-- Start of Record extracts --

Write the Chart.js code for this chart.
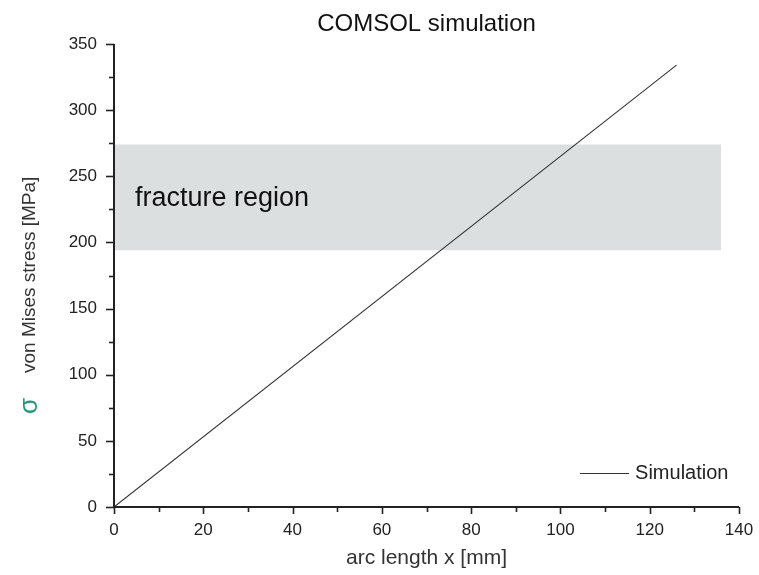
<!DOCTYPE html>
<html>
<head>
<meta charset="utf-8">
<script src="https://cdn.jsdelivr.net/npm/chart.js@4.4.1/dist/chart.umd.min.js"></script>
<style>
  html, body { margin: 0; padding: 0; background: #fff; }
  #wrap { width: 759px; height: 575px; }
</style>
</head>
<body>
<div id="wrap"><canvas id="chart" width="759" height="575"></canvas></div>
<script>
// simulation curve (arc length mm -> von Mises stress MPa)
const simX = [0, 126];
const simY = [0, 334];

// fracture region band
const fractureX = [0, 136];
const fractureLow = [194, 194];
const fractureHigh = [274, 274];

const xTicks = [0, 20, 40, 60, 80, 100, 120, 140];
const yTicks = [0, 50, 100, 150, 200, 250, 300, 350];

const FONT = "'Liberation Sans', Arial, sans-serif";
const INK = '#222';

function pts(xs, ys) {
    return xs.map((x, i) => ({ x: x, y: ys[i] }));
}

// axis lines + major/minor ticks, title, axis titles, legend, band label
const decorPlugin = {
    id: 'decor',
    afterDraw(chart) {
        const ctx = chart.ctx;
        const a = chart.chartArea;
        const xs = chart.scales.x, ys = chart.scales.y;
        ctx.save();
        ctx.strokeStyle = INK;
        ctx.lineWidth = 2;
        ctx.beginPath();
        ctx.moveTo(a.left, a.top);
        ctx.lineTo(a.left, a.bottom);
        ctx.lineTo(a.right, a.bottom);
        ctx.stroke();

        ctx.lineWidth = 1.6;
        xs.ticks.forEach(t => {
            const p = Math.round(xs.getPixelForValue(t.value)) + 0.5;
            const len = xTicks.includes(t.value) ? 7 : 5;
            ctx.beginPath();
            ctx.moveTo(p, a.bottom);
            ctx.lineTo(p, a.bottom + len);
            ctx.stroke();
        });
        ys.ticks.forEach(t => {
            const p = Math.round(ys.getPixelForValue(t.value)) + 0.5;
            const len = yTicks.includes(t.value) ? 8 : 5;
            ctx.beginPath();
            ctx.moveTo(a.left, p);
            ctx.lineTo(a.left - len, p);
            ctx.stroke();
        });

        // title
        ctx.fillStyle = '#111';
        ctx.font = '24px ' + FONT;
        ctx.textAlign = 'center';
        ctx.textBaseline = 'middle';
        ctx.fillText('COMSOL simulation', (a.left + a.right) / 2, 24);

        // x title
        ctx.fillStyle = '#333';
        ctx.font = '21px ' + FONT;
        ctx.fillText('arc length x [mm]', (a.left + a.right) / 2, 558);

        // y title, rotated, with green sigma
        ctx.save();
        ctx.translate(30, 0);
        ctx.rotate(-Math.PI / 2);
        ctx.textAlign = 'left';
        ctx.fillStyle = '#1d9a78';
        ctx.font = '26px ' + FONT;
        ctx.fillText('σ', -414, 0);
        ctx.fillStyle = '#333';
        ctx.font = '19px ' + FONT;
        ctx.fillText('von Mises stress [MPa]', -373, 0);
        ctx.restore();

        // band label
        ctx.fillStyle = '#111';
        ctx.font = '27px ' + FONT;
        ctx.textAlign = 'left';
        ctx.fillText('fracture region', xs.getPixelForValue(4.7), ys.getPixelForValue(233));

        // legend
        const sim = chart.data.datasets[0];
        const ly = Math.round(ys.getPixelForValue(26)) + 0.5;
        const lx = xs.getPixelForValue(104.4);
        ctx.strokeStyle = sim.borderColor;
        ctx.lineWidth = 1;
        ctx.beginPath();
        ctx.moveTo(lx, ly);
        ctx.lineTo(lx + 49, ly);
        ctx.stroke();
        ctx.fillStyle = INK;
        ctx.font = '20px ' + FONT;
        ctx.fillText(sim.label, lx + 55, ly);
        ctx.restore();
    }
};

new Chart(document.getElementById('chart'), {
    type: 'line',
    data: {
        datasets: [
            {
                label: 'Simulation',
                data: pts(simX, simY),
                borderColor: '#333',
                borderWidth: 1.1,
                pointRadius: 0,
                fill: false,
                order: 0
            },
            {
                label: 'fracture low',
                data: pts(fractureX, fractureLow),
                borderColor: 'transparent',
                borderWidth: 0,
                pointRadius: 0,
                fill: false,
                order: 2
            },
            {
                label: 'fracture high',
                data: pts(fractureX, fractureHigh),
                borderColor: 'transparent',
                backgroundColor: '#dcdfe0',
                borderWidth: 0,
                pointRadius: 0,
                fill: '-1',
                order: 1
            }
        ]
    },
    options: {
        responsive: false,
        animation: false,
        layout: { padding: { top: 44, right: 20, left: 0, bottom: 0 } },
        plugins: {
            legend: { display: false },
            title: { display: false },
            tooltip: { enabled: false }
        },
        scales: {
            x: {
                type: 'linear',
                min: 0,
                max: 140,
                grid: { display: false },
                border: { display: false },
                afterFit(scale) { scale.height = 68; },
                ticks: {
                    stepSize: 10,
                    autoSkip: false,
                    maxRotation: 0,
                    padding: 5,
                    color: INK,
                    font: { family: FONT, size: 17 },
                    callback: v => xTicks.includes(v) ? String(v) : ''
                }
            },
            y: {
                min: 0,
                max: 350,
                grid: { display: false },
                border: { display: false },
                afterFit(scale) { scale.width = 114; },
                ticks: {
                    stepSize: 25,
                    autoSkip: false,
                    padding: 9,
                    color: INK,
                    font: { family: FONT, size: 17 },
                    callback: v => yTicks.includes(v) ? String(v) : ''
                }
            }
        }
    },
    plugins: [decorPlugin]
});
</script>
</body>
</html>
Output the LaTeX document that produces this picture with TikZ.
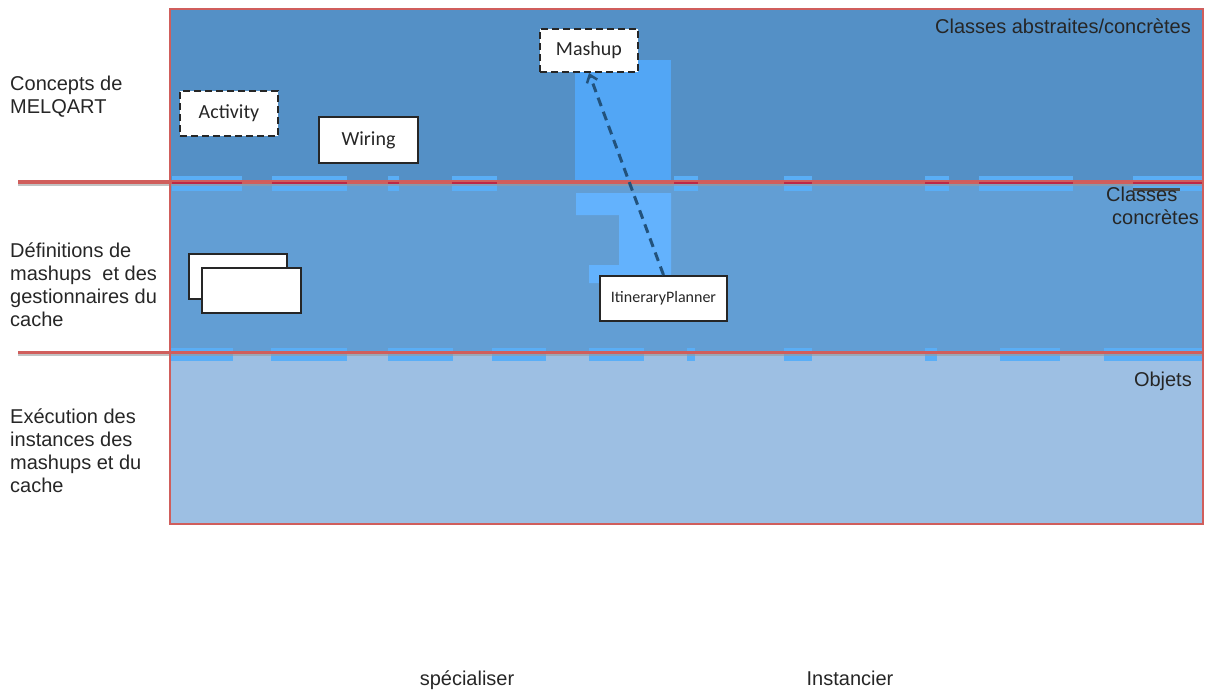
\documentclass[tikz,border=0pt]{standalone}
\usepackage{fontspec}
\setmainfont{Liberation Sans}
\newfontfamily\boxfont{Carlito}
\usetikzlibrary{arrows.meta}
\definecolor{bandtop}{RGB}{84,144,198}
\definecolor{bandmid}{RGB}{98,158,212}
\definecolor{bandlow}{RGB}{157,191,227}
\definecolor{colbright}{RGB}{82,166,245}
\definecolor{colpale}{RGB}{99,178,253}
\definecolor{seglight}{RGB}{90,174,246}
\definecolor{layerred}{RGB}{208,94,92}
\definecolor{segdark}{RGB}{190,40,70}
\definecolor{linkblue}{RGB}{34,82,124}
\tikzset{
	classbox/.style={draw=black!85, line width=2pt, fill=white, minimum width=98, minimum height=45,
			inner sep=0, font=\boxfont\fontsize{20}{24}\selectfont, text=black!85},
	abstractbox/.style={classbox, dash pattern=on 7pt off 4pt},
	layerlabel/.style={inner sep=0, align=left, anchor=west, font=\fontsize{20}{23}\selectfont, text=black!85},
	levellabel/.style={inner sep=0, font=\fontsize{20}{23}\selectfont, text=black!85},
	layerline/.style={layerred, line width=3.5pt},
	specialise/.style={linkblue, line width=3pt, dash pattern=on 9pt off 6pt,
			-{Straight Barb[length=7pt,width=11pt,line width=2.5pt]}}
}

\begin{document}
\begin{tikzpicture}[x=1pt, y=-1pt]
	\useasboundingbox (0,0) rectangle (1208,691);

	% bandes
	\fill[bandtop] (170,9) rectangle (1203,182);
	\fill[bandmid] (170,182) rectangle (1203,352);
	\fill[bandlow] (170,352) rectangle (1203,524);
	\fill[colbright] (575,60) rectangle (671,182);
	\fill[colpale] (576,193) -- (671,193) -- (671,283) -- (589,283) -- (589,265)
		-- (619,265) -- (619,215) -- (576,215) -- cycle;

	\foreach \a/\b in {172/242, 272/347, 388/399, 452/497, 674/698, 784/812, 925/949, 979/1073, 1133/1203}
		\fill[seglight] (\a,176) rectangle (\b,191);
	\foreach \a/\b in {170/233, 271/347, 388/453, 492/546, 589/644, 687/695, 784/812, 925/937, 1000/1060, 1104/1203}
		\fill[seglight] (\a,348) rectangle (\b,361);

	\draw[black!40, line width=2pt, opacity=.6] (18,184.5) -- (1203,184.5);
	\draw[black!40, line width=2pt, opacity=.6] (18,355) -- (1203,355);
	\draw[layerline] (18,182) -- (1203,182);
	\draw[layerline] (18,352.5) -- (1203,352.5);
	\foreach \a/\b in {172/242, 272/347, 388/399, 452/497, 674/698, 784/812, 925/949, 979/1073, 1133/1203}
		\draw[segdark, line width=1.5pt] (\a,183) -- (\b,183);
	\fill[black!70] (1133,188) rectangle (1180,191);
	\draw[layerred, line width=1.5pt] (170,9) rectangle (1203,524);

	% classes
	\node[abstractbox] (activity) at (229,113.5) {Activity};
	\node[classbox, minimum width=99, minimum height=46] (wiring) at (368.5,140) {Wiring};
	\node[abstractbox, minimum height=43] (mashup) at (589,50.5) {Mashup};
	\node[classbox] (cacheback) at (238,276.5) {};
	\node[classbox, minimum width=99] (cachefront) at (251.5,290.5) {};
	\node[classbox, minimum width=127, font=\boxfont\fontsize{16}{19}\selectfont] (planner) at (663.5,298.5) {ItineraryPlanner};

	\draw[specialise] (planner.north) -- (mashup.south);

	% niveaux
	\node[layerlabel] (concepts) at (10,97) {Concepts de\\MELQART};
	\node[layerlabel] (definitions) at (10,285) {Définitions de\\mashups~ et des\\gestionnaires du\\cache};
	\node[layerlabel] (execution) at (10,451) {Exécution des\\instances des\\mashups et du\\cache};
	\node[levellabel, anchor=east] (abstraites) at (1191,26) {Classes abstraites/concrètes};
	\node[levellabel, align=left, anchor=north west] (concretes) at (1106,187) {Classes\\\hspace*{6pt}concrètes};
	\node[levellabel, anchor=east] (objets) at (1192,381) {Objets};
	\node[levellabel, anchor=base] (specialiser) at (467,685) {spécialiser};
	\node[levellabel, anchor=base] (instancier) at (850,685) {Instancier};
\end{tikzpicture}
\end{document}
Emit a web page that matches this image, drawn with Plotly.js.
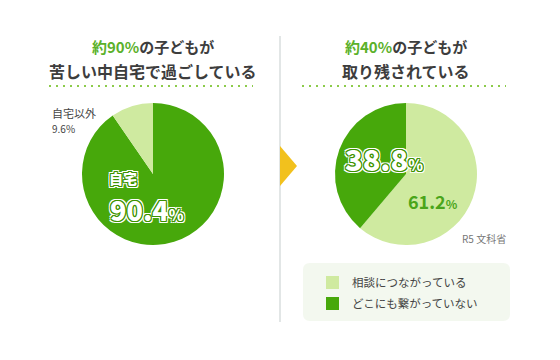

-- End of Record extracts --

◆ Written task ◆
Exactly and only the lines from the top of the records down to the line containing "ctx.fillText('COMSOL simulation', (a.left" should be transcribed, please, without the pictures.

◆ Task output ◆
Write the Chart.js code for this chart.
<!DOCTYPE html>
<html>
<head>
<meta charset="utf-8">
<script src="https://cdn.jsdelivr.net/npm/chart.js@4.4.1/dist/chart.umd.min.js"></script>
<style>
  html, body { margin: 0; padding: 0; background: #fff; }
  #wrap { width: 759px; height: 575px; }
</style>
</head>
<body>
<div id="wrap"><canvas id="chart" width="759" height="575"></canvas></div>
<script>
// simulation curve (arc length mm -> von Mises stress MPa)
const simX = [0, 126];
const simY = [0, 334];

// fracture region band
const fractureX = [0, 136];
const fractureLow = [194, 194];
const fractureHigh = [274, 274];

const xTicks = [0, 20, 40, 60, 80, 100, 120, 140];
const yTicks = [0, 50, 100, 150, 200, 250, 300, 350];

const FONT = "'Liberation Sans', Arial, sans-serif";
const INK = '#222';

function pts(xs, ys) {
    return xs.map((x, i) => ({ x: x, y: ys[i] }));
}

// axis lines + major/minor ticks, title, axis titles, legend, band label
const decorPlugin = {
    id: 'decor',
    afterDraw(chart) {
        const ctx = chart.ctx;
        const a = chart.chartArea;
        const xs = chart.scales.x, ys = chart.scales.y;
        ctx.save();
        ctx.strokeStyle = INK;
        ctx.lineWidth = 2;
        ctx.beginPath();
        ctx.moveTo(a.left, a.top);
        ctx.lineTo(a.left, a.bottom);
        ctx.lineTo(a.right, a.bottom);
        ctx.stroke();

        ctx.lineWidth = 1.6;
        xs.ticks.forEach(t => {
            const p = Math.round(xs.getPixelForValue(t.value)) + 0.5;
            const len = xTicks.includes(t.value) ? 7 : 5;
            ctx.beginPath();
            ctx.moveTo(p, a.bottom);
            ctx.lineTo(p, a.bottom + len);
            ctx.stroke();
        });
        ys.ticks.forEach(t => {
            const p = Math.round(ys.getPixelForValue(t.value)) + 0.5;
            const len = yTicks.includes(t.value) ? 8 : 5;
            ctx.beginPath();
            ctx.moveTo(a.left, p);
            ctx.lineTo(a.left - len, p);
            ctx.stroke();
        });

        // title
        ctx.fillStyle = '#111';
        ctx.font = '24px ' + FONT;
        ctx.textAlign = 'center';
        ctx.textBaseline = 'middle';
        ctx.fillText('COMSOL simulation', (a.left + a.right) / 2, 24);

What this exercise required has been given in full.